Records from a data collection:
▼

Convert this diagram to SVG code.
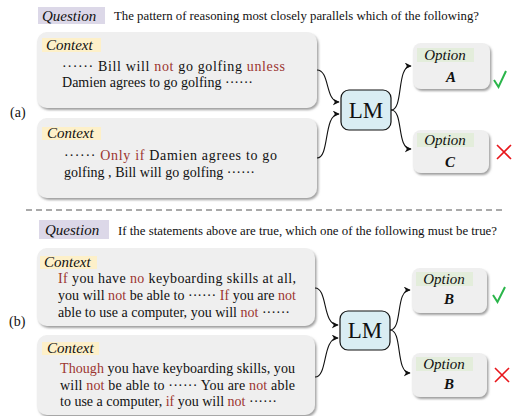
<svg xmlns="http://www.w3.org/2000/svg" width="514" height="416" viewBox="0 0 514 416">
<style>
text{font-family:"Liberation Serif","Times New Roman",serif;fill:#111}
.lab{font-style:italic;font-size:15px}
.q{font-size:12.5px}
.b{font-size:14px}
.r{fill:#9c3530}
.box{fill:#efefef;filter:url(#sh)}
.ctx{fill:#fdf0c9}
.qb{fill:#dcd8e8}
.opt{fill:#e3eddb}
.lm{fill:#d9edf3;stroke:#111;stroke-width:1.2}
.con{fill:none;stroke:#111;stroke-width:1.1;marker-end:url(#ah)}
.ok{fill:none;stroke:#2ab54a;stroke-width:2}
.no{fill:none;stroke:#e8161b;stroke-width:1.6}
.let{font-style:italic;font-weight:bold;font-size:15px;text-anchor:middle}
</style>
<defs>
<filter id="sh" x="-10%" y="-10%" width="125%" height="130%">
<feDropShadow dx="1.5" dy="2" stdDeviation="1.3" flood-color="#777" flood-opacity="0.7"/>
</filter>
<marker id="ah" viewBox="0 0 10 10" refX="9" refY="5" markerWidth="7" markerHeight="7" orient="auto" markerUnits="userSpaceOnUse">
<path d="M0,0 L10,5 L0,10 L3,5 Z" fill="#111"/>
</marker>
</defs>

<!-- Part (a) -->
<g id="q1">
<rect class="qb" x="38" y="7" width="67" height="17"/>
<text class="lab" x="42" y="20.5" font-size="16">Question</text>
<text class="q" x="114" y="20" textLength="365" lengthAdjust="spacingAndGlyphs">The pattern of reasoning most closely parallels which of the following?</text>
</g>
<text class="b" x="10" y="117" font-size="15">(a)</text>

<g id="ctx1">
<rect class="box" x="37" y="32" width="280" height="76" rx="10"/>
<rect class="ctx" x="42" y="38" width="59" height="14"/>
<text class="lab" x="46" y="49.5">Context</text>
<text class="b" x="62" y="71" textLength="223" lengthAdjust="spacing">······ Bill will <tspan class="r">not</tspan> go golfing <tspan class="r">unless</tspan></text>
<text class="b" x="62" y="87" textLength="191" lengthAdjust="spacing">Damien agrees to go golfing ······</text>
</g>

<g id="ctx2">
<rect class="box" x="37" y="118" width="280" height="80" rx="10"/>
<rect class="ctx" x="42" y="127" width="59" height="13"/>
<text class="lab" x="47" y="138">Context</text>
<text class="b" x="64" y="160" textLength="213" lengthAdjust="spacing">······ <tspan class="r">Only if</tspan> Damien agrees to go</text>
<text class="b" x="64" y="177" textLength="191" lengthAdjust="spacing">golfing , Bill will go golfing ······</text>
</g>

<g id="lm1">
<rect class="lm" x="341" y="90" width="50" height="40" rx="8"/>
<text x="366" y="118" font-size="23" text-anchor="middle">LM</text>
</g>

<g id="optA">
<rect class="box" x="413" y="43" width="77" height="46" rx="8"/>
<rect class="opt" x="417" y="48" width="57" height="14"/>
<text class="lab" x="445" y="59.5" text-anchor="middle" font-size="14">Option</text>
<text class="let" x="451" y="82">A</text>
</g>
<path class="ok" d="M494,80 L498.5,87 L506,71"/>

<g id="optC">
<rect class="box" x="413" y="130" width="76" height="43" rx="8"/>
<rect class="opt" x="417" y="133" width="57" height="14"/>
<text class="lab" x="445" y="144.5" text-anchor="middle" font-size="14">Option</text>
<text class="let" x="450" y="167">C</text>
</g>
<path class="no" d="M497,145 L511,159 M511,145 L497,159"/>

<line x1="26" y1="210" x2="506" y2="210" stroke="#555" stroke-width="1" stroke-dasharray="6,4"/>

<!-- Part (b) -->
<g id="q2">
<rect class="qb" x="39" y="220" width="70" height="19"/>
<text class="lab" x="45" y="235" font-size="16">Question</text>
<text class="q" x="118" y="235" textLength="379" lengthAdjust="spacingAndGlyphs">If the statements above are true, which one of the following must be true?</text>
</g>
<text class="b" x="9" y="326" font-size="15">(b)</text>

<g id="ctx3">
<rect class="box" x="37" y="248" width="278" height="78" rx="10"/>
<rect class="ctx" x="40" y="256" width="57" height="13"/>
<text class="lab" x="44" y="266.5">Context</text>
<text class="b" x="58" y="283" textLength="238" lengthAdjust="spacing"><tspan class="r">If</tspan> you have <tspan class="r">no</tspan> keyboarding skills at all,</text>
<text class="b" x="58" y="300" textLength="238" lengthAdjust="spacing">you will <tspan class="r">not</tspan> be able to ······ <tspan class="r">If</tspan> you are <tspan class="r">not</tspan></text>
<text class="b" x="58" y="317" textLength="232" lengthAdjust="spacing">able to use a computer, you will <tspan class="r">not</tspan> ······</text>
</g>

<g id="ctx4">
<rect class="box" x="37" y="335" width="278" height="80" rx="10"/>
<rect class="ctx" x="42" y="342" width="57" height="13"/>
<text class="lab" x="47" y="352.5">Context</text>
<text class="b" x="60" y="373" textLength="235" lengthAdjust="spacing"><tspan class="r">Though</tspan> you have keyboarding skills, you</text>
<text class="b" x="60" y="390" textLength="235" lengthAdjust="spacing">will <tspan class="r">not</tspan> be able to ······ You are <tspan class="r">not</tspan> able</text>
<text class="b" x="60" y="406" textLength="217" lengthAdjust="spacing">to use a computer, <tspan class="r">if</tspan> you will <tspan class="r">not</tspan> ······</text>
</g>

<g id="lm2">
<rect class="lm" x="340" y="311" width="50" height="39" rx="8"/>
<text x="365" y="338" font-size="23" text-anchor="middle">LM</text>
</g>

<g id="optB1">
<rect class="box" x="412" y="268" width="75" height="45" rx="8"/>
<rect class="opt" x="416" y="272" width="57" height="14"/>
<text class="lab" x="444" y="283.5" text-anchor="middle" font-size="14">Option</text>
<text class="let" x="449" y="304">B</text>
</g>
<path class="ok" d="M493,295 L497.5,302 L505,287"/>

<g id="optB2">
<rect class="box" x="412" y="353" width="75" height="44" rx="8"/>
<rect class="opt" x="416" y="357" width="57" height="14"/>
<text class="lab" x="444" y="368.5" text-anchor="middle" font-size="14">Option</text>
<text class="let" x="449" y="389">B</text>
</g>
<path class="no" d="M495,368 L509,382 M509,368 L495,382"/>

<g id="connectors">
<path class="con" d="M317,70 C330,70 325,102 339,102"/>
<path class="con" d="M317,158 C330,158 323,114 339,114"/>
<path class="con" d="M391,110 C404,110 396,66 411,66"/>
<path class="con" d="M391,110 C404,110 396,149 411,149"/>
<path class="con" d="M315,288 C328,288 322,325 338,325"/>
<path class="con" d="M315,377 C328,377 322,338 338,338"/>
<path class="con" d="M390,330 C403,330 395,290 410,290"/>
<path class="con" d="M390,330 C403,330 395,373 410,373"/>
</g>
</svg>
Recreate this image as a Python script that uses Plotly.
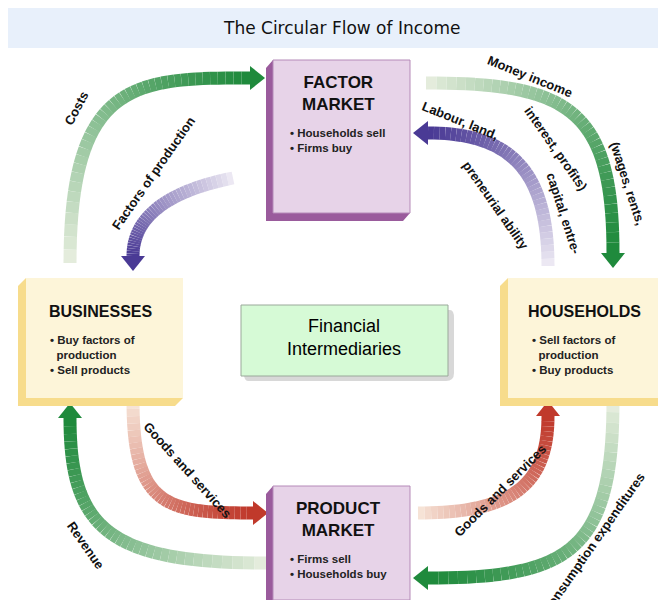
import numpy as np
import plotly.graph_objects as go

# ── Diagram content ──
title = "The Circular Flow of Income"

box_names = ["FACTOR<br>MARKET", "PRODUCT<br>MARKET", "BUSINESSES", "HOUSEHOLDS"]
box_bullets = [
    ["Households sell", "Firms buy"],
    ["Firms sell", "Households buy"],
    ["Buy factors of<br>  production", "Sell products"],
    ["Sell factors of<br>  production", "Buy products"],
]
box_x0 = [265, 265, 18, 500]
box_x1 = [402, 402, 175, 660]
box_y0 = [52, 478, 270, 270]
box_y1 = [205, 592, 390, 390]
box_kind = ["market", "market", "sector", "sector"]

centre_label = "Financial<br>Intermediaries"

# arrows: cubic control points (pixel coordinates), start colour, end colour
arrow_pts = [
    [(62, 255), (62, 70), (130, 70), (242, 70)],      # costs
    [(225, 170), (150, 185), (125, 215), (125, 248)],  # factors of production
    [(418, 75), (560, 75), (605, 100), (605, 245)],    # money income
    [(540, 258), (540, 160), (500, 125), (420, 125)],  # labour, land...
    [(125, 393), (125, 500), (160, 505), (245, 505)],  # goods (left)
    [(258, 555), (100, 555), (62, 520), (62, 410)],    # revenue
    [(410, 505), (500, 505), (540, 480), (540, 408)],  # goods (right)
    [(605, 393), (605, 545), (560, 570), (420, 570)],  # consumption
]
arrow_colors = [
    ("#e4ecdc", "#1f8a3c"), ("#ece8f3", "#4a3a95"),
    ("#e4ecdc", "#1f8a3c"), ("#ece8f3", "#4a3a95"),
    ("#f6e3d6", "#c0392b"), ("#e4ecdc", "#1f8a3c"),
    ("#f6e3d6", "#c0392b"), ("#e4ecdc", "#1f8a3c"),
]

labels = ["Costs", "Factors of production", "Money income", "(wages, rents,",
          "interest, profits)", "Labour, land,", "capital, entre-",
          "preneurial ability", "Goods and services", "Revenue",
          "Goods and services", "Consumption expenditures"]
label_x = [68, 145, 522, 620, 548, 452, 556, 488, 180, 78, 492, 585]
label_y = [100, 165, 68, 175, 140, 112, 205, 197, 462, 537, 482, 535]
label_angle = [-62, -55, 22, 72, 55, 22, 72, 55, 48, 55, -45, -55]


def hex_rgb(h):
    h = h.lstrip("#")
    return np.array([int(h[i:i + 2], 16) for i in (0, 2, 4)], float)


def bezier(p, t):
    p = np.array(p, float)
    return ((1 - t) ** 3)[:, None] * p[0] + (3 * (1 - t) ** 2 * t)[:, None] * p[1] \
        + (3 * (1 - t) * t ** 2)[:, None] * p[2] + (t ** 3)[:, None] * p[3]


fig = go.Figure()
shapes = []
annotations = []

# title band
shapes.append(dict(type="rect", xref="paper", yref="paper", x0=-0.05, x1=1.05, y0=1.05, y1=1 - 40 / 600,
                   fillcolor="#e8f0fb", line_width=0, layer="below"))
annotations.append(dict(x=333, y=20, text=title, showarrow=False,
                        font=dict(family="DejaVu Sans", size=17, color="#111")))

# arrows
n = 40
for pts, (c0, c1) in zip(arrow_pts, arrow_colors):
    t = np.linspace(0, 1, n + 1)
    xy = bezier(pts, t)
    a, b = hex_rgb(c0), hex_rgb(c1)
    for i in range(n):
        f = (i / (n - 1)) ** 0.8
        c = a + (b - a) * f
        fig.add_trace(go.Scatter(
            x=xy[i:i + 2, 0], y=xy[i:i + 2, 1], mode="lines",
            line=dict(color=f"rgb({c[0]:.0f},{c[1]:.0f},{c[2]:.0f})", width=13),
            hoverinfo="skip", showlegend=False))
    # arrowhead
    tip_dir = np.array(pts[3], float) - np.array(pts[2], float)
    d = tip_dir / np.linalg.norm(tip_dir)
    nrm = np.array([-d[1], d[0]])
    base = np.array(pts[3], float)
    tip = base + d * 15
    l, r = base + nrm * 12, base - nrm * 12
    shapes.append(dict(type="path", path=f"M{l[0]},{l[1]} L{tip[0]},{tip[1]} L{r[0]},{r[1]} Z",
                       fillcolor=c1, line_width=0))

# boxes
for name, bullets, x0, x1, y0, y1, kind in zip(box_names, box_bullets, box_x0, box_x1, box_y0, box_y1, box_kind):
    if kind == "market":
        face, edge, dark = "#e7d3e8", "#b58ab8", "#9a5b9c"
        shapes.append(dict(type="path", path=f"M{x0},{y0} L{x0-7},{y0+8} L{x0-7},{y1+8} L{x1-7},{y1+8} L{x1},{y1} Z",
                           fillcolor=dark, line_width=0))
        shapes.append(dict(type="rect", x0=x0, x1=x1, y0=y0, y1=y1, fillcolor=face,
                           line=dict(color=edge, width=1)))
        annotations.append(dict(x=(x0 + x1) / 2 - 3, y=y0 + 33, text=f"<b>{name}</b>", showarrow=False,
                                font=dict(family="Liberation Sans", size=17, color="#111")))
        btxt = "<br>".join(f"• {b}" for b in bullets)
        annotations.append(dict(x=x0 + 15, y=y0 + 80, text=f"<b>{btxt}</b>", showarrow=False, xanchor="left",
                                align="left", font=dict(family="Liberation Sans", size=11.5, color="#222")))
    else:
        face, dark = "#fdf5d9", "#f7dc8c"
        shapes.append(dict(type="path", path=f"M{x0},{y0} L{x0-8},{y0+8} L{x0-8},{y1+8} L{x1-8},{y1+8} L{x1},{y1} Z",
                           fillcolor=dark, line_width=0))
        shapes.append(dict(type="rect", x0=x0, x1=x1, y0=y0, y1=y1, fillcolor=face, line_width=0))
        annotations.append(dict(x=(x0 + x1) / 2 - 4, y=y0 + 33, text=f"<b>{name}</b>", showarrow=False,
                                font=dict(family="Liberation Sans", size=16, color="#111")))
        btxt = "<br>".join(f"• {b}" for b in bullets)
        annotations.append(dict(x=x0 + 22, y=y0 + 77, text=f"<b>{btxt}</b>", showarrow=False, xanchor="left",
                                align="left", font=dict(family="Liberation Sans", size=11.5, color="#222")))

# financial intermediaries
shapes.append(dict(type="path", path="M248,302 L442,302 Q446,302 446,310 L446,365 Q446,373 438,373 L240,373 Q236,373 236,365 Z",
                   fillcolor="#d8d8d8", line_width=0))
shapes.append(dict(type="rect", x0=233, x1=440, y0=297, y1=368, fillcolor="#d6fad6",
                   line=dict(color="#9aa89a", width=1)))
annotations.append(dict(x=336, y=329, text=centre_label, showarrow=False,
                        font=dict(family="Liberation Sans", size=18, color="#000")))

# flow labels
for txt, x, y, ang in zip(labels, label_x, label_y, label_angle):
    annotations.append(dict(x=x, y=y, text=f"<b>{txt}</b>", showarrow=False, textangle=ang,
                            font=dict(family="Liberation Sans", size=13, color="#111")))

fig.update_layout(
    width=666, height=600, margin=dict(l=0, r=0, t=0, b=0),
    paper_bgcolor="white", plot_bgcolor="white",
    xaxis=dict(range=[0, 666], visible=False, fixedrange=True),
    yaxis=dict(range=[600, 0], visible=False, fixedrange=True),
    shapes=shapes, annotations=annotations, showlegend=False,
)
fig.write_html("out.html")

▲

Pictures stay out: repeat exactly only the lines from the one with "Recreate this image" through the one with "return np.array([int(h[i:i +".

The completed task —
Recreate this image as a Python script that uses Plotly.
import numpy as np
import plotly.graph_objects as go

# ── Diagram content ──
title = "The Circular Flow of Income"

box_names = ["FACTOR<br>MARKET", "PRODUCT<br>MARKET", "BUSINESSES", "HOUSEHOLDS"]
box_bullets = [
    ["Households sell", "Firms buy"],
    ["Firms sell", "Households buy"],
    ["Buy factors of<br>  production", "Sell products"],
    ["Sell factors of<br>  production", "Buy products"],
]
box_x0 = [265, 265, 18, 500]
box_x1 = [402, 402, 175, 660]
box_y0 = [52, 478, 270, 270]
box_y1 = [205, 592, 390, 390]
box_kind = ["market", "market", "sector", "sector"]

centre_label = "Financial<br>Intermediaries"

# arrows: cubic control points (pixel coordinates), start colour, end colour
arrow_pts = [
    [(62, 255), (62, 70), (130, 70), (242, 70)],      # costs
    [(225, 170), (150, 185), (125, 215), (125, 248)],  # factors of production
    [(418, 75), (560, 75), (605, 100), (605, 245)],    # money income
    [(540, 258), (540, 160), (500, 125), (420, 125)],  # labour, land...
    [(125, 393), (125, 500), (160, 505), (245, 505)],  # goods (left)
    [(258, 555), (100, 555), (62, 520), (62, 410)],    # revenue
    [(410, 505), (500, 505), (540, 480), (540, 408)],  # goods (right)
    [(605, 393), (605, 545), (560, 570), (420, 570)],  # consumption
]
arrow_colors = [
    ("#e4ecdc", "#1f8a3c"), ("#ece8f3", "#4a3a95"),
    ("#e4ecdc", "#1f8a3c"), ("#ece8f3", "#4a3a95"),
    ("#f6e3d6", "#c0392b"), ("#e4ecdc", "#1f8a3c"),
    ("#f6e3d6", "#c0392b"), ("#e4ecdc", "#1f8a3c"),
]

labels = ["Costs", "Factors of production", "Money income", "(wages, rents,",
          "interest, profits)", "Labour, land,", "capital, entre-",
          "preneurial ability", "Goods and services", "Revenue",
          "Goods and services", "Consumption expenditures"]
label_x = [68, 145, 522, 620, 548, 452, 556, 488, 180, 78, 492, 585]
label_y = [100, 165, 68, 175, 140, 112, 205, 197, 462, 537, 482, 535]
label_angle = [-62, -55, 22, 72, 55, 22, 72, 55, 48, 55, -45, -55]


def hex_rgb(h):
    h = h.lstrip("#")
    return np.array([int(h[i:i + 2], 16) for i in (0, 2, 4)], float)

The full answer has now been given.